◆ Set problem
Repeat each line of the material below exactly as it appears, minus any pictures.
•••••
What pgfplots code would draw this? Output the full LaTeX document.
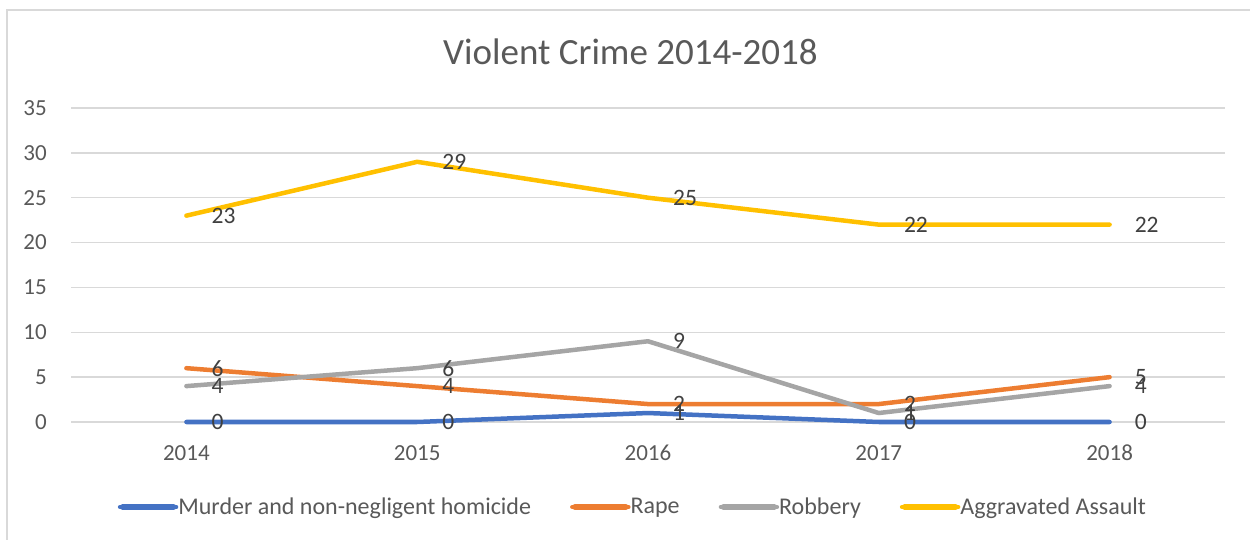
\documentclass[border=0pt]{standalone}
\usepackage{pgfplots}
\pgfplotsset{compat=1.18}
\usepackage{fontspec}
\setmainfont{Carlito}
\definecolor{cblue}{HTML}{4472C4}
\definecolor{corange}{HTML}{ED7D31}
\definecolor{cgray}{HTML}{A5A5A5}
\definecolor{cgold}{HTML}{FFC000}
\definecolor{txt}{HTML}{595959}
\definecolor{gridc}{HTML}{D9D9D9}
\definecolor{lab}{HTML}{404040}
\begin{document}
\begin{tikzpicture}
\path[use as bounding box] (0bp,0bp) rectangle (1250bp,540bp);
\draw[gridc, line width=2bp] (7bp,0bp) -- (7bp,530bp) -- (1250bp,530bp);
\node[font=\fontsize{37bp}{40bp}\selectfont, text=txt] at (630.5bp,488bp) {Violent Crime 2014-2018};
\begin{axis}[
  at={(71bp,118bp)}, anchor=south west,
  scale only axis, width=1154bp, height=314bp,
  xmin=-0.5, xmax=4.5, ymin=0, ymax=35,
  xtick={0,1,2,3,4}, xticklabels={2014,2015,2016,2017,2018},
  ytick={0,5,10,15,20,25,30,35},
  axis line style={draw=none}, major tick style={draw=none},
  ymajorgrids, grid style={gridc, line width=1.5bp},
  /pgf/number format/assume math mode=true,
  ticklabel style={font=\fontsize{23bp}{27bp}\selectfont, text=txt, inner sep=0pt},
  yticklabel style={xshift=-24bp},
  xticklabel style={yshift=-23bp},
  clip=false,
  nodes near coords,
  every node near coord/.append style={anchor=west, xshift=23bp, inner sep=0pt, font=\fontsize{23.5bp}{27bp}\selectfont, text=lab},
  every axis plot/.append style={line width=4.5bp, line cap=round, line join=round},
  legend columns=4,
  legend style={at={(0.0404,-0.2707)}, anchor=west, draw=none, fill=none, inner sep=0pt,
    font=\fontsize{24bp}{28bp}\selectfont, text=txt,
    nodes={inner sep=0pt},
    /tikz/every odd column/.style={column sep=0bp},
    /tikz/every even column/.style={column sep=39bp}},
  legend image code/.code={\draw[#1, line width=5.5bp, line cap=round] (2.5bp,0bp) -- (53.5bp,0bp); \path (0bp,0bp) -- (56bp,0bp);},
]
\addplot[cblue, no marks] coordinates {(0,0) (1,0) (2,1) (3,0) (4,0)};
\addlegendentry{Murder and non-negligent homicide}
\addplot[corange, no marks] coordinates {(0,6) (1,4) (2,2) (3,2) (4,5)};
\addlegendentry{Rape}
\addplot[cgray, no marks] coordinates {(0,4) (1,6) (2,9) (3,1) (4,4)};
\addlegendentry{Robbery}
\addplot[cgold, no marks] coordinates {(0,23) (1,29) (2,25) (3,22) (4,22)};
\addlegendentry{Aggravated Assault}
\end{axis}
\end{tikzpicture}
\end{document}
•••••
◆ Written answer
What pgfplots code would draw this? Output the full LaTeX document.
\documentclass[border=0pt]{standalone}
\usepackage{pgfplots}
\pgfplotsset{compat=1.18}
\usepackage{fontspec}
\setmainfont{Carlito}
\definecolor{cblue}{HTML}{4472C4}
\definecolor{corange}{HTML}{ED7D31}
\definecolor{cgray}{HTML}{A5A5A5}
\definecolor{cgold}{HTML}{FFC000}
\definecolor{txt}{HTML}{595959}
\definecolor{gridc}{HTML}{D9D9D9}
\definecolor{lab}{HTML}{404040}
\begin{document}
\begin{tikzpicture}
\path[use as bounding box] (0bp,0bp) rectangle (1250bp,540bp);
\draw[gridc, line width=2bp] (7bp,0bp) -- (7bp,530bp) -- (1250bp,530bp);
\node[font=\fontsize{37bp}{40bp}\selectfont, text=txt] at (630.5bp,488bp) {Violent Crime 2014-2018};
\begin{axis}[
  at={(71bp,118bp)}, anchor=south west,
  scale only axis, width=1154bp, height=314bp,
  xmin=-0.5, xmax=4.5, ymin=0, ymax=35,
  xtick={0,1,2,3,4}, xticklabels={2014,2015,2016,2017,2018},
  ytick={0,5,10,15,20,25,30,35},
  axis line style={draw=none}, major tick style={draw=none},
  ymajorgrids, grid style={gridc, line width=1.5bp},
  /pgf/number format/assume math mode=true,
  ticklabel style={font=\fontsize{23bp}{27bp}\selectfont, text=txt, inner sep=0pt},
  yticklabel style={xshift=-24bp},
  xticklabel style={yshift=-23bp},
  clip=false,
  nodes near coords,
  every node near coord/.append style={anchor=west, xshift=23bp, inner sep=0pt, font=\fontsize{23.5bp}{27bp}\selectfont, text=lab},
  every axis plot/.append style={line width=4.5bp, line cap=round, line join=round},
  legend columns=4,
  legend style={at={(0.0404,-0.2707)}, anchor=west, draw=none, fill=none, inner sep=0pt,
    font=\fontsize{24bp}{28bp}\selectfont, text=txt,
    nodes={inner sep=0pt},
    /tikz/every odd column/.style={column sep=0bp},
    /tikz/every even column/.style={column sep=39bp}},
  legend image code/.code={\draw[#1, line width=5.5bp, line cap=round] (2.5bp,0bp) -- (53.5bp,0bp); \path (0bp,0bp) -- (56bp,0bp);},
]
\addplot[cblue, no marks] coordinates {(0,0) (1,0) (2,1) (3,0) (4,0)};
\addlegendentry{Murder and non-negligent homicide}
\addplot[corange, no marks] coordinates {(0,6) (1,4) (2,2) (3,2) (4,5)};
\addlegendentry{Rape}
\addplot[cgray, no marks] coordinates {(0,4) (1,6) (2,9) (3,1) (4,4)};
\addlegendentry{Robbery}
\addplot[cgold, no marks] coordinates {(0,23) (1,29) (2,25) (3,22) (4,22)};
\addlegendentry{Aggravated Assault}
\end{axis}
\end{tikzpicture}
\end{document}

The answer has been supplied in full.